» The problem
Without the pictures, can you quote each line below exactly?

» Source data
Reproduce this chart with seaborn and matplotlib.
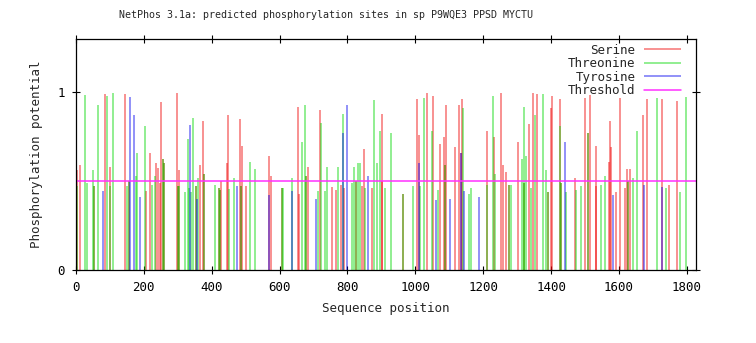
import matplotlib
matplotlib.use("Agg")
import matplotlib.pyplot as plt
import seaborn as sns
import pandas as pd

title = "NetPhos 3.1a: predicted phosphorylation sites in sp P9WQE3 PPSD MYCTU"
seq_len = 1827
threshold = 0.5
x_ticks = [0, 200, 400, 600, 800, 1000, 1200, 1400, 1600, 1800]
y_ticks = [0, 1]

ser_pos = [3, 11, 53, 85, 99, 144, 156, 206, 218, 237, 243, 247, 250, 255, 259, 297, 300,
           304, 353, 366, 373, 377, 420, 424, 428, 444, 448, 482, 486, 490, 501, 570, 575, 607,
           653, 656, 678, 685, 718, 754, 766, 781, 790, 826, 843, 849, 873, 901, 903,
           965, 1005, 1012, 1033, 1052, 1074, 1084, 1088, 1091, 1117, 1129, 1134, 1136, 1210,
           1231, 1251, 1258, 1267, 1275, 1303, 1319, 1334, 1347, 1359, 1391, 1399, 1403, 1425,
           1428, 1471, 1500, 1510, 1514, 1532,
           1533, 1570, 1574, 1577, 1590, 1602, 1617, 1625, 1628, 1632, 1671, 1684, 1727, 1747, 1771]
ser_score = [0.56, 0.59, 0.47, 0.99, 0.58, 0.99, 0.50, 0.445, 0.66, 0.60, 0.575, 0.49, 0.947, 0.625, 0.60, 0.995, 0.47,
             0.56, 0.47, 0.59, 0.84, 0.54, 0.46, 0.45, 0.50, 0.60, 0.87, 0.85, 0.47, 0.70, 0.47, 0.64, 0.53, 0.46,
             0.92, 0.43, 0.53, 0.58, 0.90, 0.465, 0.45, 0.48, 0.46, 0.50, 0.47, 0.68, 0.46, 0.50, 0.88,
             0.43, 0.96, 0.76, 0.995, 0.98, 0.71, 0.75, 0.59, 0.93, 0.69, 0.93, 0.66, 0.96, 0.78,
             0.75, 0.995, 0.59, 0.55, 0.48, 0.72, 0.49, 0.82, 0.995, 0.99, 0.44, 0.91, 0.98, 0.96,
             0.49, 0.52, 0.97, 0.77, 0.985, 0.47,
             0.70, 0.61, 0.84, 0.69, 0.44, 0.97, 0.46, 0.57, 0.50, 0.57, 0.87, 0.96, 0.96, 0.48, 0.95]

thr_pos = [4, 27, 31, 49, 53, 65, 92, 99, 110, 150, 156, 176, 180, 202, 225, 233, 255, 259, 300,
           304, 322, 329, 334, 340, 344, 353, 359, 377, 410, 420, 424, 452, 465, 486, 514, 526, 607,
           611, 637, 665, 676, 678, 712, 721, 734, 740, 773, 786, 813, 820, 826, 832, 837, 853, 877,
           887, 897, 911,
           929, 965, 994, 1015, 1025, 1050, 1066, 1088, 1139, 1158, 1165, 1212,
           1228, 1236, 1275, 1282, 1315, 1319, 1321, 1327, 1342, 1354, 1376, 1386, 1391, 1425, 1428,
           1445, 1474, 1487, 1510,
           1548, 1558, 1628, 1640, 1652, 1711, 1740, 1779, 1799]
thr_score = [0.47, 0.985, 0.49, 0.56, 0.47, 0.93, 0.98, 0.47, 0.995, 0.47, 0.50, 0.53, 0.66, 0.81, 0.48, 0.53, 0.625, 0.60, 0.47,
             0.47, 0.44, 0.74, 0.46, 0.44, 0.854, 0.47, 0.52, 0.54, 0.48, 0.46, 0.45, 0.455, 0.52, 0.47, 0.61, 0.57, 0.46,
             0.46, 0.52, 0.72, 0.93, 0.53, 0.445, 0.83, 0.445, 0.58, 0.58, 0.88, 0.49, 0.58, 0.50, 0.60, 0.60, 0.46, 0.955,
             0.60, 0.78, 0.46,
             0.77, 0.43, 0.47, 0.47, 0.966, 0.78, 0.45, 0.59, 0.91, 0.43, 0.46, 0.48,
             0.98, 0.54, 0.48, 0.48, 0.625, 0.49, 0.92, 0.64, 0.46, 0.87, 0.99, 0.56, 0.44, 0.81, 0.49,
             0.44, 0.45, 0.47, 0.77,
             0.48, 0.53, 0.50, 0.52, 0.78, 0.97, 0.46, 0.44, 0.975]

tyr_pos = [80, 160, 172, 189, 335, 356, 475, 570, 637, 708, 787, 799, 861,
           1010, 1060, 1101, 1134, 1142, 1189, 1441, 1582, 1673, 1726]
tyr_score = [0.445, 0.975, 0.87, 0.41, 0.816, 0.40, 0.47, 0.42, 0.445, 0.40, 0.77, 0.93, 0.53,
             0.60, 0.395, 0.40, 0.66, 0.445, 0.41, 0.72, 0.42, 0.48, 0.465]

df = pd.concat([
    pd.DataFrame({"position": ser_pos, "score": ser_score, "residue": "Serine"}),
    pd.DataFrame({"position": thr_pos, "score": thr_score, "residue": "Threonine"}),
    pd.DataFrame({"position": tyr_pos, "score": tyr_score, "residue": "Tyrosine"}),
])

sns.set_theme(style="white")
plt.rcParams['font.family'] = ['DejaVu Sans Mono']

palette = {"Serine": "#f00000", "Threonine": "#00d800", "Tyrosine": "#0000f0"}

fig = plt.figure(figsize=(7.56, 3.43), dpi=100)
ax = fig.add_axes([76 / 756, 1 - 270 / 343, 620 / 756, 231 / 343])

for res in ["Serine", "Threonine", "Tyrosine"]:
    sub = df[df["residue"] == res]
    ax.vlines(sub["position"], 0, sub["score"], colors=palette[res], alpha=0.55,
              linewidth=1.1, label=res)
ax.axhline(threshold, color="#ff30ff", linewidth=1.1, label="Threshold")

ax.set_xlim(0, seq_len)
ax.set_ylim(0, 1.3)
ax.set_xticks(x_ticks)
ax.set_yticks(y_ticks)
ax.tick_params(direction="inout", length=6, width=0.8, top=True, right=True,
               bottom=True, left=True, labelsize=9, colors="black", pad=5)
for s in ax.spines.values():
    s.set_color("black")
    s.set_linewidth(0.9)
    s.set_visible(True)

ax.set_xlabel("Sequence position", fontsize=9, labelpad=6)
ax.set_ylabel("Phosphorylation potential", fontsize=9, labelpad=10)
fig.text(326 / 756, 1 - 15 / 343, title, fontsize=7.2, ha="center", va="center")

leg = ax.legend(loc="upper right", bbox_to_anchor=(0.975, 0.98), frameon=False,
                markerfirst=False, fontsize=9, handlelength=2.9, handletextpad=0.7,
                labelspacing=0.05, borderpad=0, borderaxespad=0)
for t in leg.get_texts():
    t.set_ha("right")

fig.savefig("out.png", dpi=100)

» Written solution
Reproduce this chart with seaborn and matplotlib.
import matplotlib
matplotlib.use("Agg")
import matplotlib.pyplot as plt
import seaborn as sns
import pandas as pd

title = "NetPhos 3.1a: predicted phosphorylation sites in sp P9WQE3 PPSD MYCTU"
seq_len = 1827
threshold = 0.5
x_ticks = [0, 200, 400, 600, 800, 1000, 1200, 1400, 1600, 1800]
y_ticks = [0, 1]

ser_pos = [3, 11, 53, 85, 99, 144, 156, 206, 218, 237, 243, 247, 250, 255, 259, 297, 300,
           304, 353, 366, 373, 377, 420, 424, 428, 444, 448, 482, 486, 490, 501, 570, 575, 607,
           653, 656, 678, 685, 718, 754, 766, 781, 790, 826, 843, 849, 873, 901, 903,
           965, 1005, 1012, 1033, 1052, 1074, 1084, 1088, 1091, 1117, 1129, 1134, 1136, 1210,
           1231, 1251, 1258, 1267, 1275, 1303, 1319, 1334, 1347, 1359, 1391, 1399, 1403, 1425,
           1428, 1471, 1500, 1510, 1514, 1532,
           1533, 1570, 1574, 1577, 1590, 1602, 1617, 1625, 1628, 1632, 1671, 1684, 1727, 1747, 1771]
ser_score = [0.56, 0.59, 0.47, 0.99, 0.58, 0.99, 0.50, 0.445, 0.66, 0.60, 0.575, 0.49, 0.947, 0.625, 0.60, 0.995, 0.47,
             0.56, 0.47, 0.59, 0.84, 0.54, 0.46, 0.45, 0.50, 0.60, 0.87, 0.85, 0.47, 0.70, 0.47, 0.64, 0.53, 0.46,
             0.92, 0.43, 0.53, 0.58, 0.90, 0.465, 0.45, 0.48, 0.46, 0.50, 0.47, 0.68, 0.46, 0.50, 0.88,
             0.43, 0.96, 0.76, 0.995, 0.98, 0.71, 0.75, 0.59, 0.93, 0.69, 0.93, 0.66, 0.96, 0.78,
             0.75, 0.995, 0.59, 0.55, 0.48, 0.72, 0.49, 0.82, 0.995, 0.99, 0.44, 0.91, 0.98, 0.96,
             0.49, 0.52, 0.97, 0.77, 0.985, 0.47,
             0.70, 0.61, 0.84, 0.69, 0.44, 0.97, 0.46, 0.57, 0.50, 0.57, 0.87, 0.96, 0.96, 0.48, 0.95]

thr_pos = [4, 27, 31, 49, 53, 65, 92, 99, 110, 150, 156, 176, 180, 202, 225, 233, 255, 259, 300,
           304, 322, 329, 334, 340, 344, 353, 359, 377, 410, 420, 424, 452, 465, 486, 514, 526, 607,
           611, 637, 665, 676, 678, 712, 721, 734, 740, 773, 786, 813, 820, 826, 832, 837, 853, 877,
           887, 897, 911,
           929, 965, 994, 1015, 1025, 1050, 1066, 1088, 1139, 1158, 1165, 1212,
           1228, 1236, 1275, 1282, 1315, 1319, 1321, 1327, 1342, 1354, 1376, 1386, 1391, 1425, 1428,
           1445, 1474, 1487, 1510,
           1548, 1558, 1628, 1640, 1652, 1711, 1740, 1779, 1799]
thr_score = [0.47, 0.985, 0.49, 0.56, 0.47, 0.93, 0.98, 0.47, 0.995, 0.47, 0.50, 0.53, 0.66, 0.81, 0.48, 0.53, 0.625, 0.60, 0.47,
             0.47, 0.44, 0.74, 0.46, 0.44, 0.854, 0.47, 0.52, 0.54, 0.48, 0.46, 0.45, 0.455, 0.52, 0.47, 0.61, 0.57, 0.46,
             0.46, 0.52, 0.72, 0.93, 0.53, 0.445, 0.83, 0.445, 0.58, 0.58, 0.88, 0.49, 0.58, 0.50, 0.60, 0.60, 0.46, 0.955,
             0.60, 0.78, 0.46,
             0.77, 0.43, 0.47, 0.47, 0.966, 0.78, 0.45, 0.59, 0.91, 0.43, 0.46, 0.48,
             0.98, 0.54, 0.48, 0.48, 0.625, 0.49, 0.92, 0.64, 0.46, 0.87, 0.99, 0.56, 0.44, 0.81, 0.49,
             0.44, 0.45, 0.47, 0.77,
             0.48, 0.53, 0.50, 0.52, 0.78, 0.97, 0.46, 0.44, 0.975]

tyr_pos = [80, 160, 172, 189, 335, 356, 475, 570, 637, 708, 787, 799, 861,
           1010, 1060, 1101, 1134, 1142, 1189, 1441, 1582, 1673, 1726]
tyr_score = [0.445, 0.975, 0.87, 0.41, 0.816, 0.40, 0.47, 0.42, 0.445, 0.40, 0.77, 0.93, 0.53,
             0.60, 0.395, 0.40, 0.66, 0.445, 0.41, 0.72, 0.42, 0.48, 0.465]

df = pd.concat([
    pd.DataFrame({"position": ser_pos, "score": ser_score, "residue": "Serine"}),
    pd.DataFrame({"position": thr_pos, "score": thr_score, "residue": "Threonine"}),
    pd.DataFrame({"position": tyr_pos, "score": tyr_score, "residue": "Tyrosine"}),
])

sns.set_theme(style="white")
plt.rcParams['font.family'] = ['DejaVu Sans Mono']

palette = {"Serine": "#f00000", "Threonine": "#00d800", "Tyrosine": "#0000f0"}

fig = plt.figure(figsize=(7.56, 3.43), dpi=100)
ax = fig.add_axes([76 / 756, 1 - 270 / 343, 620 / 756, 231 / 343])

for res in ["Serine", "Threonine", "Tyrosine"]:
    sub = df[df["residue"] == res]
    ax.vlines(sub["position"], 0, sub["score"], colors=palette[res], alpha=0.55,
              linewidth=1.1, label=res)
ax.axhline(threshold, color="#ff30ff", linewidth=1.1, label="Threshold")

ax.set_xlim(0, seq_len)
ax.set_ylim(0, 1.3)
ax.set_xticks(x_ticks)
ax.set_yticks(y_ticks)
ax.tick_params(direction="inout", length=6, width=0.8, top=True, right=True,
               bottom=True, left=True, labelsize=9, colors="black", pad=5)
for s in ax.spines.values():
    s.set_color("black")
    s.set_linewidth(0.9)
    s.set_visible(True)

ax.set_xlabel("Sequence position", fontsize=9, labelpad=6)
ax.set_ylabel("Phosphorylation potential", fontsize=9, labelpad=10)
fig.text(326 / 756, 1 - 15 / 343, title, fontsize=7.2, ha="center", va="center")

leg = ax.legend(loc="upper right", bbox_to_anchor=(0.975, 0.98), frameon=False,
                markerfirst=False, fontsize=9, handlelength=2.9, handletextpad=0.7,
                labelspacing=0.05, borderpad=0, borderaxespad=0)
for t in leg.get_texts():
    t.set_ha("right")

fig.savefig("out.png", dpi=100)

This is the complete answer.